Just before the natives left, he asked, “Is this the country of Beseguiche?”

“Yes,” the chief answered.

“Then why is he so hostile to Christians?” said Gomes. “Surely it would be better for him to trade with them in peace? If he did that, he would have horses and merchandise like the other African chiefs. Take back this message to him—that I have captured you at sea, but out of good will toward him I have let you go free.”

He waited until all the natives had piled into their canoes to paddle back to the beach, and then he leaned over the caravel’s side.

“Beseguiche! Beseguiche!” he shouted. “Do not imagine that I did not recognize you! I had you in my power and yet I behaved well toward you. See that you do the same to all Christians!”

In 1458 Prince Henry fulfilled the promise that had been made to Chief Nomi Mansa. He sent out an abbot to instruct him and his people in the faith, and the African chieftain was baptized. He took the Christian name of Henry, after the great Prince across the sea. Tact and treaties, friendship and trading posts, were the keys to the new world, as Henry had always maintained.

26


 

From the age of sixty until his death at sixty-six Henry’s energy and ability were unflagging. Even his personal life now seems to have been happy. The unmarried man had found a son in Fernando, Affonso’s younger brother. He found comfort in his grandchildren, Fernando’s sons and daughters by Beatrice, the daughter of Prince John. To the young and to children he remained as indulgent as he had always been.

Perhaps it was the association of the name Fernando with his own brother, dead so long ago in Fez, that made him load presents on his adopted son. Certainly Henry never allowed the memory of his martyred brother to fade. When Father Alvares, a priest who had been one of Fernando’s fellow prisoners in Tangier and Fez, was ransomed from the Moors, Henry ordered him to write the life and death of The Blessed Prince Fernando as a monument to his brother. He never allowed himself to forget that the price of his failure at Tangier, as well as the retention of Ceuta, had been paid by Fernando. If ever he felt proud of his achievements, he could soon humble himself by reading of his brother’s captivity, courage, and death.

When Father Alvares returned to Portugal in 1451, he had brought with him a casket containing the heart of Fernando, which he and his fellow prisoners had preserved from the tom and mutilated body. Henry had met Father Alvares when he landed, and had followed the procession as it made its way to the great church of Batalha. There he had heard the Martyrs’ Mass sung, and had knelt in silence beside the casket before it was buried.

Six years after Alfarrobeira, the body of Prince Peter was also brought home from the obscure church where it had lain since his death. Prince Henry organized the funeral of the last of his brothers.

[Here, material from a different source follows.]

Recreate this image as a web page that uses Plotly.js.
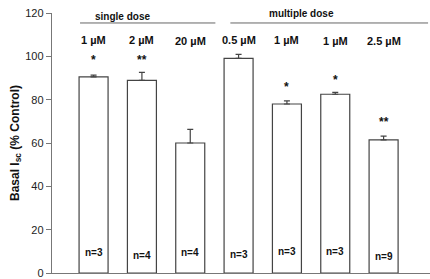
<!DOCTYPE html>
<html><head><meta charset="utf-8">
<script src="https://cdn.plot.ly/plotly-3.0.1.min.js"></script>
<style>html,body{margin:0;padding:0;background:#fff}#c{width:430px;height:279px}</style>
</head><body><div id="c"></div>
<script>
const doses = ["1 \u00b5M","2 \u00b5M","20 \u00b5M","0.5 \u00b5M","1 \u00b5M","1 \u00b5M","2.5 \u00b5M"];
const values = [90.5, 88.9, 60.0, 99.1, 78.0, 82.5, 61.4];
const errors = [0.8, 3.7, 6.3, 1.8, 1.4, 0.9, 1.8];
const stars = ["*","**","","","*","*","**"];
const nLabels = ["n=3","n=4","n=4","n=3","n=3","n=3","n=9"];
const groups = ["single dose","multiple dose"];

const xs = values.map((v,i)=>i);
const starY = [98.3, 98.3, null, null, 86, 89, 69.5];
const doseY = [107.5, 107.5, 107, 107.5, 107.5, 107, 107];
const nY = [9.5, 8.3, 9.5, 8.7, 9.7, 9.7, 7.5];

const ann = [];
doses.forEach((d,i)=>ann.push({x:i,y:doseY[i],xref:'x',yref:'y',text:d,showarrow:false,
  font:{family:'Liberation Sans, Arial',size:11,color:'#111',weight:'bold'}}));
stars.forEach((s,i)=>{ if(s) ann.push({x:i,y:starY[i],xref:'x',yref:'y',text:s,showarrow:false,
  font:{family:'Liberation Sans, Arial',size:12,color:'#111',weight:'bold'}});});
nLabels.forEach((s,i)=>ann.push({x:i,y:nY[i],xref:'x',yref:'y',text:s,showarrow:false,
  font:{family:'Liberation Sans, Arial',size:10,color:'#111',weight:'bold'}}));
ann.push({x:0.6,y:1.016,xref:'x',yref:'paper',text:groups[0],showarrow:false,
  font:{family:'Liberation Sans, Arial',size:10,color:'#111',weight:'bold'}});
ann.push({x:4.3,y:1.027,xref:'x',yref:'paper',text:groups[1],showarrow:false,
  font:{family:'Liberation Sans, Arial',size:10,color:'#111',weight:'bold'}});

const trace = {type:'bar',x:xs,y:values,width:0.6,
  marker:{color:'#fff',line:{color:'#444',width:1.2}},
  error_y:{type:'data',symmetric:false,array:errors,arrayminus:values.map(()=>0),
    color:'#444',thickness:1.2,width:3},
  hoverinfo:'none'};

const layout = {
  width:430,height:279,
  margin:{l:52,r:0,t:13,b:6},
  paper_bgcolor:'#fff',plot_bgcolor:'#fff',
  showlegend:false,
  xaxis:{range:[-0.86,6.96],showticklabels:false,ticks:'',showgrid:false,zeroline:false,
    showline:true,linecolor:'#777',linewidth:1.2,fixedrange:true},
  yaxis:{range:[0,120],tickvals:[0,20,40,60,80,100,120],ticks:'outside',ticklen:5,
    tickcolor:'#777',showgrid:false,zeroline:false,showline:true,linecolor:'#777',linewidth:1.2,
    tickfont:{family:'Liberation Sans, Arial',size:11,color:'#222'},
    title:{text:'<b>Basal I<sub>sc</sub> (% Control)</b>',standoff:3,
      font:{family:'Liberation Sans, Arial',size:12,color:'#111'}}},
  shapes:[
    {type:'line',xref:'x',yref:'y',x0:-0.28,x1:2.52,y0:115.4,y1:115.4,line:{color:'#666',width:1}},
    {type:'line',xref:'x',yref:'y',x0:2.83,x1:6.92,y0:115.4,y1:115.4,line:{color:'#666',width:1}}
  ],
  annotations:ann
};
Plotly.newPlot('c',[trace],layout,{displayModeBar:false,staticPlot:true});
</script></body></html>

Peter was the one who had been nearest to him in his life, and he may well have felt some measure of responsibility for his death. Now, in the chapel that King John had prepared for himself, his wife, and his sons, there was only one place empty.

While the caravels were every year achieving new successes, Henry began to dream once more of a crusade into Morocco. Morocco had a particular claim on his attention at this moment. It was there that the only Christian success against the Moslems had been gained in nearly half a century. Everywhere else, the crescent was triumphant over the cross, and the situation in eastern Europe had become increasingly desperate with the fall of Constantinople in 1453. The capture of this great capital of Christendom by the Turks paralyzed Europe. The Sultan, Mohammed II (the Conqueror), had triumphantly reversed the Portuguese success at Ceuta, and it must have been with bitterness and anger that Prince Henry heard how the great cathedral of St. Sophia had been turned into a Moorish mosque. Already, in 1456, the year of Diogo Gomes’s voyage to Gambia, Mohammed’s armies had swept across Serbia and were at the gates of Belgrade. Now, if ever, was the time for an attack on the Mohammedans of Morocco.

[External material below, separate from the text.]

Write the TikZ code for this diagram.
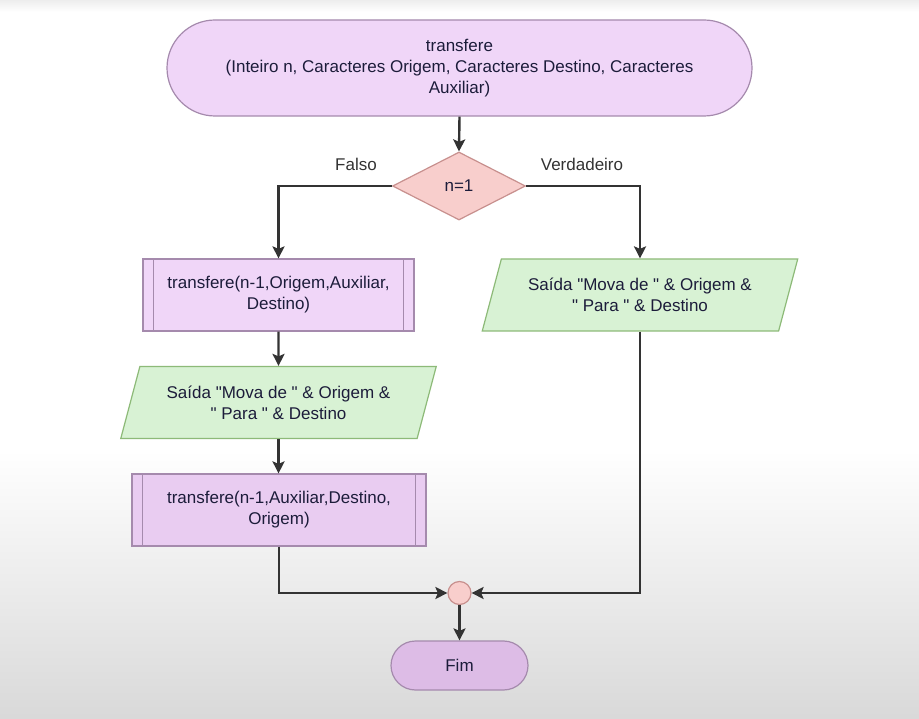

The Pope, Calixtus III, appealed fruitlessly to the other kings and rulers of Europe for a crusade. Notorious for his nepotism, Calixtus was the uncle of Rodrigo Borgia (the future Pope Alexander VI), and not the man who could rally Christendom at such a moment. Only on the far iBank of Moslem power was there a country and a man prepared to take up the challenge, and the Pope did not appeal in vain to Portugal and the grand master of the Order of Christ. King Affonso was as eager as Prince Henry to raise an army and sail for Morocco. He longed for another Ceuta to add glory to his reign.

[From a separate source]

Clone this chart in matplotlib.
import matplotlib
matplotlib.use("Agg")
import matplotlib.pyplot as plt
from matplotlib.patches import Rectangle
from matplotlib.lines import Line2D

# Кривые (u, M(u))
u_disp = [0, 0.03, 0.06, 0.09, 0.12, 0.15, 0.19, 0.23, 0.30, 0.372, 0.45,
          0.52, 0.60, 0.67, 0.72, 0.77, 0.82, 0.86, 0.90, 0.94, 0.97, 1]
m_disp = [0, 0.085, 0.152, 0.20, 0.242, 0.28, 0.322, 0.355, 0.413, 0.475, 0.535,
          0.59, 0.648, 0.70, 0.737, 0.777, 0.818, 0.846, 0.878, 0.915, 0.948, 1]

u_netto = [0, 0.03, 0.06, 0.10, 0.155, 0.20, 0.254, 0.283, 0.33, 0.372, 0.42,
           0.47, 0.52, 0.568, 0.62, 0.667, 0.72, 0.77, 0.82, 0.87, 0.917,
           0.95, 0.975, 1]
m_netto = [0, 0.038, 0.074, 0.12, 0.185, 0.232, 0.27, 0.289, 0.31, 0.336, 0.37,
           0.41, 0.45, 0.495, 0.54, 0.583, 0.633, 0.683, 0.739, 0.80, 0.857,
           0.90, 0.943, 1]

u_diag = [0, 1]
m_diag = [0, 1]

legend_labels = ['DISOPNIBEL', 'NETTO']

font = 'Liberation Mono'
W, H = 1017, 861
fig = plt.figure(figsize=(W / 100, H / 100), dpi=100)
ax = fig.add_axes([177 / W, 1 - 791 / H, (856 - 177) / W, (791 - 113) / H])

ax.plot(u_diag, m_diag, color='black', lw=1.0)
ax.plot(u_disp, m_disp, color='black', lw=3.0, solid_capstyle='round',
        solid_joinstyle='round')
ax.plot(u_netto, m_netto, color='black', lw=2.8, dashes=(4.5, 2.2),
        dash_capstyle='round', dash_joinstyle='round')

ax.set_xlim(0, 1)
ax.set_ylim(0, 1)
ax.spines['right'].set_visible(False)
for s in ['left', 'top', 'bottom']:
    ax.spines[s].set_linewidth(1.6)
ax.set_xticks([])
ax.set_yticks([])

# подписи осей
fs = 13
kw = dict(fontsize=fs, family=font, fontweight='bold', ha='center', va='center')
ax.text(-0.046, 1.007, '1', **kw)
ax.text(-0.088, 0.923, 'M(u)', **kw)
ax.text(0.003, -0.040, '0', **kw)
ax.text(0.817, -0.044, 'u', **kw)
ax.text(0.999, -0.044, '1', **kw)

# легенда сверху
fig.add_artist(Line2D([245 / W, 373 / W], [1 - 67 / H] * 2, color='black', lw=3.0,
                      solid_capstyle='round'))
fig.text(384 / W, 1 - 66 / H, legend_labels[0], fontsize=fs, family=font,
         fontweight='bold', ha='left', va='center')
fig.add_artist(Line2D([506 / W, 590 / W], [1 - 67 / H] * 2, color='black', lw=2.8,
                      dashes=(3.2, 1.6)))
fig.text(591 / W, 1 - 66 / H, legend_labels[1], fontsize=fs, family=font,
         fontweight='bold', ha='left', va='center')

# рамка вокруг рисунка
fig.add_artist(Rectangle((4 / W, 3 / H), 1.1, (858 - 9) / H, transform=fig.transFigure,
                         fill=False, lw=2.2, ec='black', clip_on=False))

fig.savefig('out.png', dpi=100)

He was even prepared, he said, to take a force of twelve thousand men into the Mediterranean and carry the war home against the Turks. But at this suggestion, even the most enthusiastic of his councilors demurred. Portugal was a small country, and could not afford to keep so large a force in the field several thousand miles away from home. In any case, what obligation did they have to do so, when the rulers of Italy were not prepared to do anything for the security of their own shores? If there was to be an overseas expedition at all, then Morocco was the only sensible field for a Portuguese crusade. They already had a fine base at Ceuta, troops who were familiar with the terrain, and as adviser to Affonso there was the veteran of Morocco, Prince Henry himself.

Absorbed though he was in his many affairs, Henry diverted his energy and enthusiasm into this new project. If the King and his cousins would assemble the fleets of Porto and Lisbon, then he would muster the men and the ships of the province of Algarve. This time he was determined there would be no repetition of Tangier.

On September 30, 1458, King Affonso sailed south to join his uncle at Sagres. The Portuguese objective had already been decided upon. It was the coastal town and trading port of Alcagar.j lying a little west of Ceuta, almost halfway between the Portuguese garrison and Tangier. At first Affonso had tried to revive the dream of a Portuguese Tangier, but even Prince Henry advised against any sea-borne attempt on that city. Alcagar was an easier objective, and from Alcagar their garrison forces would soon be able to harass Tangier’s trade and caravan routes. Later the day might come when they could add the great seaport to the Portuguese crown, but Henry knew by bitter experience that it would not fall to a simple frontal assault. Alcagar, slightly smaller than Ceuta, was another matter.